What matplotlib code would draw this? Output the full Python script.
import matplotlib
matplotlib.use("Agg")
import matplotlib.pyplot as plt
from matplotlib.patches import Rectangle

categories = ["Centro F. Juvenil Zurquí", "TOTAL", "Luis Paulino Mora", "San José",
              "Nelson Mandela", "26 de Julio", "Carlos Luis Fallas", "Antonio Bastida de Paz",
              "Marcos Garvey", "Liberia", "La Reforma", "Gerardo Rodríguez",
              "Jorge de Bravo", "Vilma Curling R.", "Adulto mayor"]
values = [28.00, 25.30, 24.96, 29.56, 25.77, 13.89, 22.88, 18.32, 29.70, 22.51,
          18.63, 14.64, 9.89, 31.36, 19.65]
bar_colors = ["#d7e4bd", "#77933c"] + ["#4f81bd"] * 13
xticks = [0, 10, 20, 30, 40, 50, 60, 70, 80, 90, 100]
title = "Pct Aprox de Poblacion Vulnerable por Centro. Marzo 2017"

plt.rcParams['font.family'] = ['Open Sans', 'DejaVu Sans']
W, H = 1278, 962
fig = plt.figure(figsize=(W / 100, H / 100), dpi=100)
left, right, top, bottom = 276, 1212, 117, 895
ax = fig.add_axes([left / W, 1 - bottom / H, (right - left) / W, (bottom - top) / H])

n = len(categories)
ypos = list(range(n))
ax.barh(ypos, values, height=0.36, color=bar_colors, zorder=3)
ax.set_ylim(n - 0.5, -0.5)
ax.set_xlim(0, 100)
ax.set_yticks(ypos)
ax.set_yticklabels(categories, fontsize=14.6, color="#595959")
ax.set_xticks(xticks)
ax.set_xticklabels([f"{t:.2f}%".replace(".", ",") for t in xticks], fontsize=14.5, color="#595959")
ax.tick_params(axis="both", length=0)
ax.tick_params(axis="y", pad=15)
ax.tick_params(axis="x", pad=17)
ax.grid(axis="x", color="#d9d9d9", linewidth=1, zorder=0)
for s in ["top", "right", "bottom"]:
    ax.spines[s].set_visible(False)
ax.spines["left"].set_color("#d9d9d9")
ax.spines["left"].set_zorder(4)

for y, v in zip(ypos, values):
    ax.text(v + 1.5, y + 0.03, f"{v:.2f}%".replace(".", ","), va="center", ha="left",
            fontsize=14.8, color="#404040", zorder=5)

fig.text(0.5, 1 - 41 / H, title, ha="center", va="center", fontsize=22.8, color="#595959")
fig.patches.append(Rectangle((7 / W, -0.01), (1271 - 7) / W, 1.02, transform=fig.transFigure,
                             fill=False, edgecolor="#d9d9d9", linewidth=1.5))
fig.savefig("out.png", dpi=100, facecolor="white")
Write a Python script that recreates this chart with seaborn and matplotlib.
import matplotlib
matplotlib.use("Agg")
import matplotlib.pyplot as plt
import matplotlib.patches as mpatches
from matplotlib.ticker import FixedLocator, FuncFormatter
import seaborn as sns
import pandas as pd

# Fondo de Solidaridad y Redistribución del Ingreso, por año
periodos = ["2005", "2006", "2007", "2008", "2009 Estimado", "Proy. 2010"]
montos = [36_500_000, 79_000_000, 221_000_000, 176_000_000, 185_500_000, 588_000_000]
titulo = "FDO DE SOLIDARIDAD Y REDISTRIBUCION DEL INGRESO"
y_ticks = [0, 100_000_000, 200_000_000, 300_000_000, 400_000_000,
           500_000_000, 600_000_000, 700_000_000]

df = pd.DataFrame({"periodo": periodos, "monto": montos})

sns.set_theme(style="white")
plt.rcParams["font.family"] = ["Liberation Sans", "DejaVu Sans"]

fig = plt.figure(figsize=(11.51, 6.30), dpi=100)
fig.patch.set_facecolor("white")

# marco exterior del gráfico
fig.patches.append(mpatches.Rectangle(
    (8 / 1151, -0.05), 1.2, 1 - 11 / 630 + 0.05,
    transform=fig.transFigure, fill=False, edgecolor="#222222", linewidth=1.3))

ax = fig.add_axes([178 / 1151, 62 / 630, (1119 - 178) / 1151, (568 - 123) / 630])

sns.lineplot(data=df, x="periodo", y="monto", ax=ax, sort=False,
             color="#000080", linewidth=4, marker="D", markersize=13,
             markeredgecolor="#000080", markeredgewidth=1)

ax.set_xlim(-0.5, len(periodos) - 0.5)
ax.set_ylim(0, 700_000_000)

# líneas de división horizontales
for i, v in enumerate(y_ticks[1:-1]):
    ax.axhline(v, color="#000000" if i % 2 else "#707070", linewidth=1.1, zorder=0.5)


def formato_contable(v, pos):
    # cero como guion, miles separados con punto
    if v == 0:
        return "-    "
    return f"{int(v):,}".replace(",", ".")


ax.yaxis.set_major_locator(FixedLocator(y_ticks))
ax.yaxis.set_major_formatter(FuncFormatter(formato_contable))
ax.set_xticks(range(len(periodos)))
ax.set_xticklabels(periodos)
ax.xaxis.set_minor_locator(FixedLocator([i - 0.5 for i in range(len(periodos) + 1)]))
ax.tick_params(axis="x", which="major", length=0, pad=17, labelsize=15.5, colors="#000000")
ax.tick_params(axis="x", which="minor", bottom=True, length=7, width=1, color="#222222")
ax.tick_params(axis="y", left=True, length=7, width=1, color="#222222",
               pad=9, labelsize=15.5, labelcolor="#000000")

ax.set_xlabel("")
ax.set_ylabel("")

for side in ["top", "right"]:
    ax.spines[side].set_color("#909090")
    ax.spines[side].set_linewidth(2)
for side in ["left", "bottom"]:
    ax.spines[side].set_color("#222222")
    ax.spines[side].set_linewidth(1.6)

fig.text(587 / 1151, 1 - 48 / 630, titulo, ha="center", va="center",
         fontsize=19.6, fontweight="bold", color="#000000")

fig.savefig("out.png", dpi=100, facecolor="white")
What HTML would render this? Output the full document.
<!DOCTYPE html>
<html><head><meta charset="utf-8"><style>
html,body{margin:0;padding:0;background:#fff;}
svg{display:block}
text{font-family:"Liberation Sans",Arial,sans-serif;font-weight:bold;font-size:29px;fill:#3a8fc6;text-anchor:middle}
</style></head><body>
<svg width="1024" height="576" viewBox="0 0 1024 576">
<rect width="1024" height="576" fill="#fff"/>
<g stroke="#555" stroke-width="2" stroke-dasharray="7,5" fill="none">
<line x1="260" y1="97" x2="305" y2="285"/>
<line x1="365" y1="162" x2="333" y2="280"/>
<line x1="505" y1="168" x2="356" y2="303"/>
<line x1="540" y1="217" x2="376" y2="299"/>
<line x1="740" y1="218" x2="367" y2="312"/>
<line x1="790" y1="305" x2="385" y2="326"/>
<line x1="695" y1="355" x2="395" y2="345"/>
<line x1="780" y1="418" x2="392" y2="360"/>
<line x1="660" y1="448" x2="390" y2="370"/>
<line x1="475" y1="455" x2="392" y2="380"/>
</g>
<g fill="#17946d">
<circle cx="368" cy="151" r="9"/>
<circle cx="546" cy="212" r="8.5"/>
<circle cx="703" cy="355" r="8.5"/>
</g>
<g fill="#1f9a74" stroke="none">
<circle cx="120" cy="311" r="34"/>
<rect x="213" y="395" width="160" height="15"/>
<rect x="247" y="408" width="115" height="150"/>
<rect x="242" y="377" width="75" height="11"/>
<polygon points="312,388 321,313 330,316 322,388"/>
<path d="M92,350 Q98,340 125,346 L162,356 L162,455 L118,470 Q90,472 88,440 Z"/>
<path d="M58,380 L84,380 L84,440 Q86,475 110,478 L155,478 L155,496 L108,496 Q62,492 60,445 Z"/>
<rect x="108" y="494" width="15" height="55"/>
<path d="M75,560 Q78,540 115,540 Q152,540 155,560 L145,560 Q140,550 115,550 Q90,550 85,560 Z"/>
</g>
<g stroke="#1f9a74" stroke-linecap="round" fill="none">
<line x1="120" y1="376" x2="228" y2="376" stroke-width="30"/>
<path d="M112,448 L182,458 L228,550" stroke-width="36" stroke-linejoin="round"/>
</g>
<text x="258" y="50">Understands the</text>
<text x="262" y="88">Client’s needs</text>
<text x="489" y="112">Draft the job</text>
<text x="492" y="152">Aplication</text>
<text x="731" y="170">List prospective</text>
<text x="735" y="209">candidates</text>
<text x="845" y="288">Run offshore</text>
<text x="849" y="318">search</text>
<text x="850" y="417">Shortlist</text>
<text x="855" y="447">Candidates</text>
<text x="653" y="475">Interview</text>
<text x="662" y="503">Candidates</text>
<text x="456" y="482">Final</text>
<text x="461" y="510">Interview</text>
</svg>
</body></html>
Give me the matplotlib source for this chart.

****

* _CHALLENGE_: Pull every line containing "this" out of the data above.

* _THE OUTPUT_:
What matplotlib code would draw this? Output the full Python script.
Write a Python script that recreates this chart with seaborn and matplotlib.
What HTML would render this? Output the full document.
Give me the matplotlib source for this chart.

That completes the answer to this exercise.